Russen setzen Offensive im Osten fort
Im Osten der Ukraine setzten russische Truppen ihre Offensive mit Raketen- und Luftangriffen in der Region Luhansk fort. Gouverneur Serhij Hajdaj erklärte auf Telegram, Hubschrauber hätten Luftangriffe in den Gegenden Girske und Myrna Dolyna geflogen, Flugzeuge hätten Ustyniwka angegriffen.
Die Stadt Lyssytschansk sei von einer Rakete getroffen worden. Dort seien fünf Häuser beschädigt worden, in Girske 13 Häuser. Ein weiterer Luftangriff wurde aus der Stadt Kramatorsk gemeldet. Todesopfer gab es nach Angaben von Bürgermeister Oleksandr Gontscharenko nicht, zwei Unternehmen der Stadt seien aber stark beschädigt worden.
Der ukrainische Generalstab beschuldigte Russland, in der Region Charkiw im Bereich des Dorfs Tscherkaski Tyschky Phosphormunition eingesetzt zu haben. Die Angabe konnte nicht unabhängig überprüft werden.

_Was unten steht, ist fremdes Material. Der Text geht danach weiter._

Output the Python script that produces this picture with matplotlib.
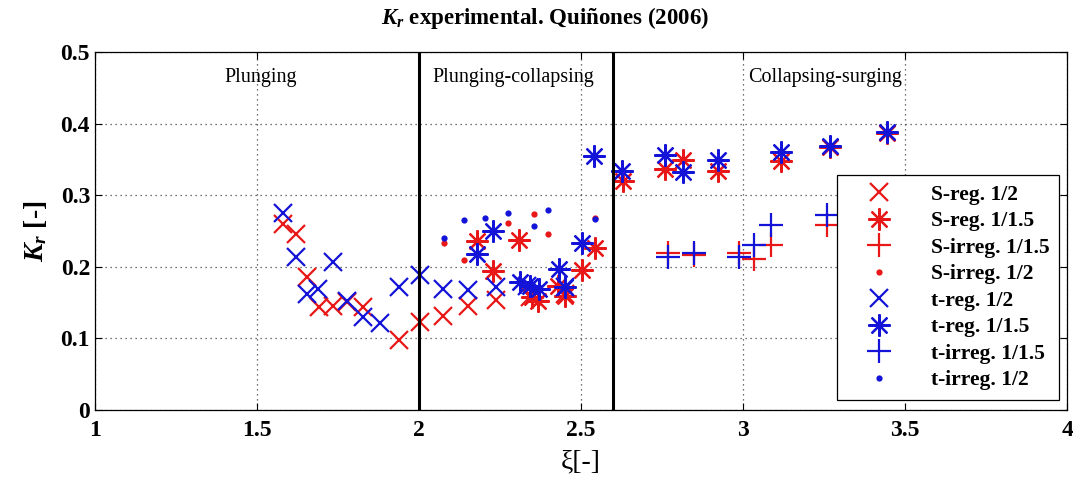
import matplotlib
matplotlib.use("Agg")
import matplotlib.pyplot as plt

plt.rcParams['font.family'] = ['Liberation Serif', 'DejaVu Serif']
plt.rcParams['mathtext.fontset'] = 'custom'
plt.rcParams['mathtext.it'] = 'Liberation Serif:italic:bold'
plt.rcParams['mathtext.rm'] = 'Liberation Serif:bold'
plt.rcParams['mathtext.bf'] = 'Liberation Serif:bold'

# ---- data ----
sreg2_x = [1.581, 1.619, 1.653, 1.692, 1.736, 1.777, 1.828, 1.939, 2.003, 2.073, 2.152, 2.238, 2.343, 2.451]
sreg2_y = [0.260, 0.246, 0.186, 0.144, 0.145, 0.151, 0.144, 0.098, 0.123, 0.132, 0.146, 0.154, 0.158, 0.162]

sreg15_x = [2.178, 2.229, 2.310, 2.348, 2.368, 2.430, 2.451, 2.504, 2.543, 2.628, 2.759, 2.814, 2.924, 3.117, 3.269, 3.443]
sreg15_y = [0.236, 0.194, 0.237, 0.158, 0.153, 0.173, 0.160, 0.196, 0.227, 0.320, 0.337, 0.350, 0.334, 0.348, 0.367, 0.387]

sirr15_x = [2.769, 2.850, 2.986, 3.034, 3.085, 3.258]
sirr15_y = [0.219, 0.217, 0.220, 0.211, 0.231, 0.259]

sirr2_x = [2.078, 2.140, 2.276, 2.356, 2.397, 2.543]
sirr2_y = [0.233, 0.209, 0.261, 0.274, 0.246, 0.269]

treg2_x = [1.581, 1.619, 1.653, 1.689, 1.736, 1.777, 1.828, 1.880, 1.939, 2.003, 2.073, 2.152, 2.238, 2.332, 2.451]
treg2_y = [0.276, 0.2145, 0.1625, 0.1695, 0.2066, 0.153, 0.130, 0.121, 0.172, 0.188, 0.169, 0.168, 0.172, 0.174, 0.172]

treg15_x = [2.178, 2.229, 2.312, 2.343, 2.370, 2.432, 2.451, 2.504, 2.540, 2.625, 2.759, 2.814, 2.924, 3.117, 3.269, 3.443]
treg15_y = [0.218, 0.250, 0.179, 0.173, 0.169, 0.197, 0.172, 0.234, 0.355, 0.334, 0.357, 0.332, 0.350, 0.361, 0.369, 0.389]

tirr15_x = [2.769, 2.850, 2.986, 3.034, 3.085, 3.258]
tirr15_y = [0.2135, 0.219, 0.2135, 0.230, 0.258, 0.272]

tirr2_x = [2.078, 2.140, 2.205, 2.276, 2.356, 2.397, 2.543]
tirr2_y = [0.241, 0.265, 0.269, 0.275, 0.257, 0.280, 0.267]

labels = ['S-reg. 1/2', 'S-reg. 1/1.5', 'S-irreg. 1/1.5', 'S-irreg. 1/2',
          't-reg. 1/2', 't-reg. 1/1.5', 't-irreg. 1/1.5', 't-irreg. 1/2']
xticks = [1, 1.5, 2, 2.5, 3, 3.5, 4]
xticklabels = ['1', '1.5', '2', '2.5', '3', '3.5', '4']
yticks = [0, 0.1, 0.2, 0.3, 0.4, 0.5]
yticklabels = ['0', '0.1', '0.2', '0.3', '0.4', '0.5']
regimes = ['Plunging', 'Plunging-collapsing', 'Collapsing-surging']
regime_x = [1.40, 2.04, 3.015]
bounds = [2.0, 2.6]

RED = '#e81818'
BLUE = '#1414d8'
ast = (8, 2, 0)

fig = plt.figure(figsize=(10.73, 4.79), dpi=100)
ax = fig.add_axes([0.0885, 0.144, 0.906, 0.747])

mw = 1.6
ax.plot(sreg2_x, sreg2_y, ls='none', marker='x', ms=13, mew=mw, color=RED, label=labels[0])
ax.plot(sreg15_x, sreg15_y, ls='none', marker=ast, ms=16, mew=mw, color=RED, label=labels[1])
ax.plot(sirr15_x, sirr15_y, ls='none', marker='+', ms=17, mew=mw, color=RED, label=labels[2])
ax.plot(sirr2_x, sirr2_y, ls='none', marker='o', ms=4.5, mew=0, color=RED, label=labels[3])
ax.plot(treg2_x, treg2_y, ls='none', marker='x', ms=13, mew=mw, color=BLUE, label=labels[4])
ax.plot(treg15_x, treg15_y, ls='none', marker=ast, ms=16, mew=mw, color=BLUE, label=labels[5])
ax.plot(tirr15_x, tirr15_y, ls='none', marker='+', ms=17, mew=mw, color=BLUE, label=labels[6])
ax.plot(tirr2_x, tirr2_y, ls='none', marker='o', ms=4.5, mew=0, color=BLUE, label=labels[7])

for b in bounds:
    ax.axvline(b, color='black', lw=2.2)
for t, xx in zip(regimes, regime_x):
    ax.text(xx, 0.465, t, fontsize=14.5, ha='left', va='center')

ax.set_xlim(1, 4)
ax.set_ylim(0, 0.5)
ax.set_xticks(xticks)
ax.set_xticklabels(xticklabels, fontsize=17, fontweight='bold')
ax.set_yticks(yticks)
ax.set_yticklabels(yticklabels, fontsize=17, fontweight='bold')
ax.tick_params(axis='x', pad=7)
ax.tick_params(direction='in', top=True, right=True, length=5, width=0.8)
ax.grid(True, ls=(0, (1, 3)), color='#444444', lw=0.9)
for s in ax.spines.values():
    s.set_linewidth(0.9)

ax.set_xlabel('ξ[-]', fontsize=20, labelpad=6)
ax.set_ylabel('$K_r$ [-]', fontsize=20, fontweight='bold', labelpad=8)
fig.text(545 / 1073, 1 - 18 / 479, '$K_r$ experimental. Quiñones (2006)', fontsize=16.5,
         fontweight='bold', ha='center', va='center')

leg = ax.legend(loc='lower right', bbox_to_anchor=(0.992, 0.028), fancybox=False,
                edgecolor='black', framealpha=1, prop={'weight': 'bold', 'size': 15.5},
                labelspacing=0.3, handlelength=3.0, handletextpad=0.9, borderpad=0.45,
                borderaxespad=0)
leg.get_frame().set_linewidth(0.9)

fig.savefig('out.png', dpi=100)
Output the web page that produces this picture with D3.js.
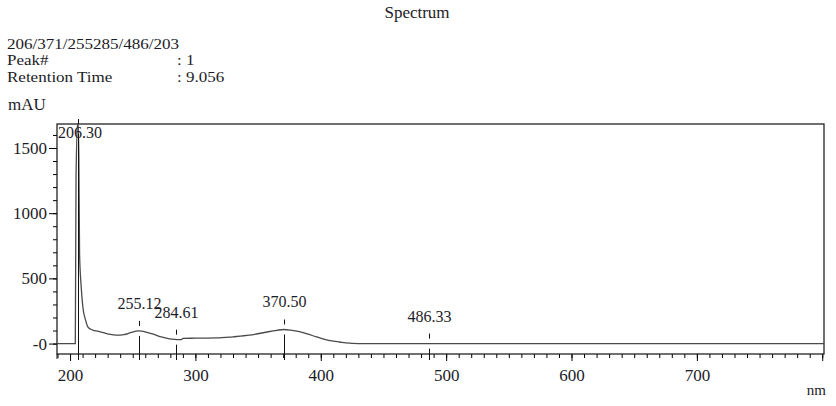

Der ukrainische Atomenergiekonzern teilte mit, dass eine russische Rakete gefährlich nah am südukrainischen Kernkraftwerk bei Juschnoukrajinsk geflogen sei. Die russische Angreifer begriffen "immer noch nicht, dass schon ein kleines Raketenstück, das in einen funktionierenden Energieblock einschlagen kann, zu einer atomaren Katastrophe und Austreten von Strahlung führen kann", teilte die Behörde mit. Sie warf Russland "atomaren Terrorismus" vor.
Gouverneur: Sjewjerodonezk in zwei Hälften geteilt
Zudem setzten russische Truppen ihre Angriffe in Sjewjerodonezk in der Region Luhansk fort. Die Russen kontrollierten demnach aktuell den östlichen Teil der Stadt und versuchten, die ukrainischen Truppen einzukreisen und die wichtigsten logistischen Routen zu blockieren.
"Es war eine schwierige Situation. Die Russen haben 70 Prozent der Stadt kontrolliert, aber in den vergangenen zwei Tagen sind sie zurückgedrängt worden", sagte Gouverneur Hajdaj im ukrainischen Fernsehen. "Die Stadt ist jetzt mehr oder weniger in zwei Hälften geteilt."
Britischer Geheimdienst: Schlecht ausgerüstete Reservetruppen
Das britische Militär erklärte in seinem täglichen Geheimdienstbericht, die ukrainischen Gegenangriffe in Sjewjerodonezk nähmen den russischen Truppen vermutlich viel von der "operativen Stoßkraft", die diese durch die Konzentration von Kampfeinheiten und Feuerkraft zuvor gewonnen hätten.
Das russische Militär stütze sich teilweise auf Reservetruppen aus der Region Luhansk. Diese Truppen seien schlecht ausgerüstet und ausgebildet, ihnen fehle es im Vergleich zu regulären Einheiten an schwerem Gerät, hieß es in dem Lagebericht. Hintergrund sei vermutlich der Wunsch, Verluste regulärer russischer Truppen zu begrenzen.